The biggest barrier to improving the performance of most digital marketing programmes or platforms is complexity. And the best results are usually achieved when you simplify things.
So how do you overcome the barrier of complexity and improve performance?
The first step is to identify what areas can be simplified. Over the last 20 years we’ve been fortunate enough to work with a range of businesses on projects large and small. In our experience complexity seems to raise its ugly head at 3 key points on the path to purchase. These are areas where digital is used to interact with consumers. And rather than being the nirvana it’s promised to be, digital is often creating the complexity rather than making things easier.
The vast amount of choice we present consumers with is the first key point where digital marketing complexity creates barriers. In the year 2000, behavioural scientists discovered some surprising insights when they conducted what is now commonly referred to as the Jam Experiment. In this experiment researchers set up a sampling table in a supermarket with a display of jams. In the first test they presented consumers with a range of 24 different jams; on a different day they presented just six. Shoppers who took part in the sampling were rewarded with a discount voucher to buy any jam of the same brand in the store. It turned out that more shoppers stopped at the display when there were 24 jams, but when it came to buying afterwards 30% of those who stopped at the six-jam table went on to purchase, against just 3% of those who were faced with the selection of 24.
It’s simple. Too much choice is off-putting. How can Digital Marketers apply the lesson of the Jam Experiment?
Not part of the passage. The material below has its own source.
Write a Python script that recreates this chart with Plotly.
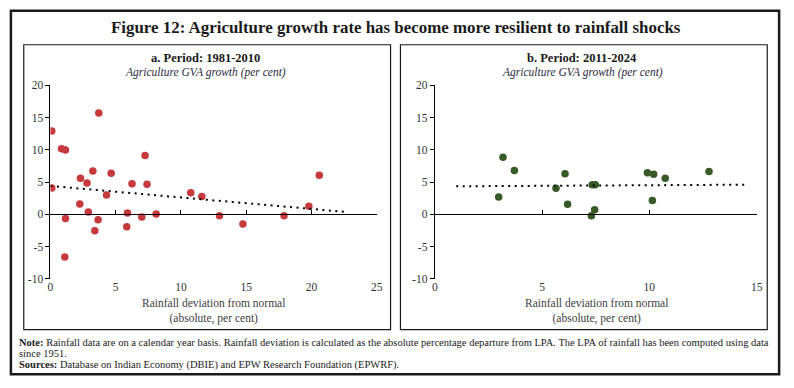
import plotly.graph_objects as go

# ---------------- data ----------------
# Panel a: 1981-2010
rain_a = [0.1, 3.7, 0.85, 1.15, 7.25, 3.25, 4.65, 2.3, 2.8, 6.25, 7.4, 20.6, 0.1, 2.25, 4.3,
          2.9, 1.15, 3.65, 3.4, 1.1, 5.9, 5.85, 7.0, 8.1, 10.75, 11.6, 12.95, 14.75, 17.9, 19.8]
gva_a = [12.9, 15.7, 10.15, 9.95, 9.1, 6.7, 6.35, 5.6, 4.85, 4.75, 4.65, 6.05, 4.1, 1.6, 3.0,
         0.35, -0.65, -0.85, -2.55, -6.6, 0.2, -1.9, -0.4, 0.05, 3.35, 2.75, -0.2, -1.5, -0.2, 1.25]
trend_a_x = [0, 22.5]
trend_a_y = [4.4, 0.4]

# Panel b: 2011-2024
rain_b = [3.18, 3.71, 6.07, 9.91, 10.2, 10.74, 12.78, 2.98, 5.65, 6.19, 7.34, 7.48, 7.3, 7.45, 10.14]
gva_b = [8.85, 6.8, 6.3, 6.45, 6.2, 5.6, 6.65, 2.7, 4.05, 1.55, 4.6, 4.6, -0.2, 0.7, 2.15]
trend_b_x = [1.0, 14.6]
trend_b_y = [4.35, 4.6]

x_ticks_a = [0, 5, 10, 15, 20, 25]
x_ticks_b = [0, 5, 10, 15]
y_ticks = [-10, -5, 0, 5, 10, 15, 20]
y_tick_text = ["-10", "-5", "0", "5", "10", "15", "20"]

title = "Figure 12: Agriculture growth rate has become more resilient to rainfall shocks"
panel_titles = ["a. Period: 1981-2010", "b. Period: 2011-2024"]
y_title = "Agriculture GVA growth (per cent)"
x_title = "Rainfall deviation from normal<br>(absolute, per cent)"
note_lines = [
    "<b>Note:</b> Rainfall data are on a calendar year basis. Rainfall deviation is calculated as the absolute percentage departure from LPA. The LPA of rainfall has been computed using data",
    "since 1951.",
    "<b>Sources:</b> Database on Indian Economy (DBIE) and EPW Research Foundation (EPWRF).",
]

# ---------------- layout helpers ----------------
W, H = 794, 388
def px(x):
    return x / W
def py(y):
    return 1 - y / H

FONT = "Liberation Serif"
RED = "#C6393D"
GREEN = "#385A26"
TXT = "#333333"

dom_a = [px(48), px(378)]
dom_b = [px(436.7), px(762.3)]
dom_y = [py(281.7), py(81.7)]
zero_pos = dom_y[0] + (dom_y[1] - dom_y[0]) * (10 / 30)

fig = go.Figure()

fig.add_trace(go.Scatter(x=rain_a, y=gva_a, mode="markers", xaxis="x", yaxis="y",
                         marker=dict(color=RED, size=7.5), showlegend=False))
fig.add_trace(go.Scatter(x=trend_a_x, y=trend_a_y, mode="lines", xaxis="x3", yaxis="y",
                         line=dict(color="black", width=2, dash="2px,4.5px"), showlegend=False))
fig.add_trace(go.Scatter(x=rain_b, y=gva_b, mode="markers", xaxis="x2", yaxis="y2",
                         marker=dict(color=GREEN, size=7.5), showlegend=False))
fig.add_trace(go.Scatter(x=trend_b_x, y=trend_b_y, mode="lines", xaxis="x4", yaxis="y2",
                         line=dict(color="black", width=2, dash="2px,4.5px"), showlegend=False))

tickfont = dict(family=FONT, size=11.5, color=TXT)

def xaxis_main(dom, rng, ticks, anchor):
    return dict(domain=dom, range=rng, anchor=anchor, tickvals=ticks, showline=False,
                showgrid=False, zeroline=False, ticks="", tickfont=tickfont, fixedrange=True)

def xaxis_zero(dom, rng, ticks, over):
    return dict(domain=dom, range=rng, overlaying=over, anchor="free", position=zero_pos,
                tickvals=ticks, showline=True, linecolor="black", linewidth=1,
                ticks="inside", ticklen=4, tickcolor="black", showticklabels=False,
                showgrid=False, zeroline=False, fixedrange=True)

def yaxis(anchor):
    return dict(domain=dom_y, range=[-10, 20], anchor=anchor, tickvals=y_ticks,
                ticktext=y_tick_text,
                showline=True, linecolor="black", linewidth=1, ticks="outside", ticklen=4,
                tickcolor="black", showgrid=False, zeroline=False, tickfont=tickfont,
                fixedrange=True)

fig.update_layout(
    width=W, height=H,
    autosize=False,
    margin=dict(l=0, r=0, t=0, b=0),
    paper_bgcolor="white", plot_bgcolor="rgba(0,0,0,0)",
    font=dict(family=FONT, color=TXT),
    xaxis=xaxis_main(dom_a, [0, 25], x_ticks_a, "y"),
    xaxis2=xaxis_main(dom_b, [0, 15], x_ticks_b, "y2"),
    xaxis3=xaxis_zero(dom_a, [0, 25], x_ticks_a, "x"),
    xaxis4=xaxis_zero(dom_b, [0, 15], x_ticks_b, "x2"),
    yaxis=yaxis("x"),
    yaxis2=yaxis("x2"),
)

shapes = [
    dict(type="rect", xref="paper", yref="paper", x0=px(8), x1=px(785), y0=py(380), y1=py(5),
         line=dict(color="#1a1a1a", width=2.5)),
    dict(type="rect", xref="paper", yref="paper", x0=px(21), x1=px(392), y0=py(334), y1=py(40),
         line=dict(color="#1a1a1a", width=1.2)),
    dict(type="rect", xref="paper", yref="paper", x0=px(402), x1=px(773), y0=py(334), y1=py(40),
         line=dict(color="#1a1a1a", width=1.2)),
]
fig.update_layout(shapes=shapes)

ann = []
ann.append(dict(text="<b>" + title + "</b>", x=px(397), y=py(22), xref="paper", yref="paper",
                showarrow=False, xanchor="center", yanchor="middle",
                font=dict(family=FONT, size=16.9, color="#1a1a1a")))
for cx, t in zip([205, 586], panel_titles):
    ann.append(dict(text="<b>" + t + "</b>", x=px(cx), y=py(54), xref="paper", yref="paper",
                    showarrow=False, xanchor="center", yanchor="middle",
                    font=dict(family=FONT, size=12.5, color="#1a1a1a")))
    ann.append(dict(text="<i>" + y_title + "</i>", x=px(cx), y=py(69), xref="paper", yref="paper",
                    showarrow=False, xanchor="center", yanchor="middle",
                    font=dict(family=FONT, size=11.5, color="#2a2a40")))
for cx in [213, 600]:
    ann.append(dict(text=x_title, x=px(cx), y=py(315), xref="paper", yref="paper",
                    showarrow=False, xanchor="center", yanchor="middle", align="center",
                    font=dict(family=FONT, size=11.5, color="#404040")))
for yy, t in zip([347, 359, 370], note_lines):
    ann.append(dict(text=t, x=px(14), y=py(yy), xref="paper", yref="paper",
                    showarrow=False, xanchor="left", yanchor="middle", align="left",
                    font=dict(family=FONT, size=10.5, color="#1a1a1a")))
fig.update_layout(annotations=ann)

fig.write_html(
    "out.html",
    config={"responsive": False, "displayModeBar": False},
    post_script="document.body.style.margin='0';document.body.style.padding='0';document.body.style.overflow='hidden';",
)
Limit your offers and calls-to-action to those that are most relevant to your consumer. And, the beauty of digital is that you can use your platform to gain insight into what they want and to generate relevant communications and campaigns. One example is to analyse your customer data to determine which groups of products are more appealing to certain segments of consumers. Then instead of just repeating the products you’ve promoted in your brochure or mailer, promote relevant products to consumer segments online. If you’re already using this tactic, look at how you could extend this thinking to operate with your remarketing campaigns or programmatic media buying.
The second point where complexity can create barriers to purchase is sales conversion. Online buying has grown exponentially over the last decade as online retailers have made it easier to purchase with better checkout functionality, automated logistics, and offers such as free shipping. IBIS World research predicts revenue in the Online Shopping industry to increase by 14.6% over the next year. I believe this may be conservative given the level of innovation that’s occurring in mobile commerce, and no doubt the COVID pandemic will be causing this to rise greatly too.
If you want to start selling online or improve online sales its vital that you carefully map user journeys for all your key customer segments and look at ways you can remove complexity in the purchase process. Look at things like how many purchase stages the user has to step through and how much you can automate the process using data you already have or may have just collected.
Finally, digital complexity is creating barriers with customer service. With so many new channels now available to consumers like Facebook and Twitter it’s become increasingly difficult for businesses to effectively manage customer service. Everyone has a story about how they’ve contacted a company via a website or Facebook page and haven’t received a response. In today’s digital world there’s no reason why inbound digital customer communications can’t be managed and channelled to an appropriate customer support person. There is a range of products on the market that can be integrated into a digital marketing platform to help make managing customer service easier.
If you’re looking for easy ways to improve business performance and sales results I suggest you investigate the complexity in your path to purchase to work out how you can enhance your digital marketing platform or programme to make it easier, not harder, for your customers to do business with you.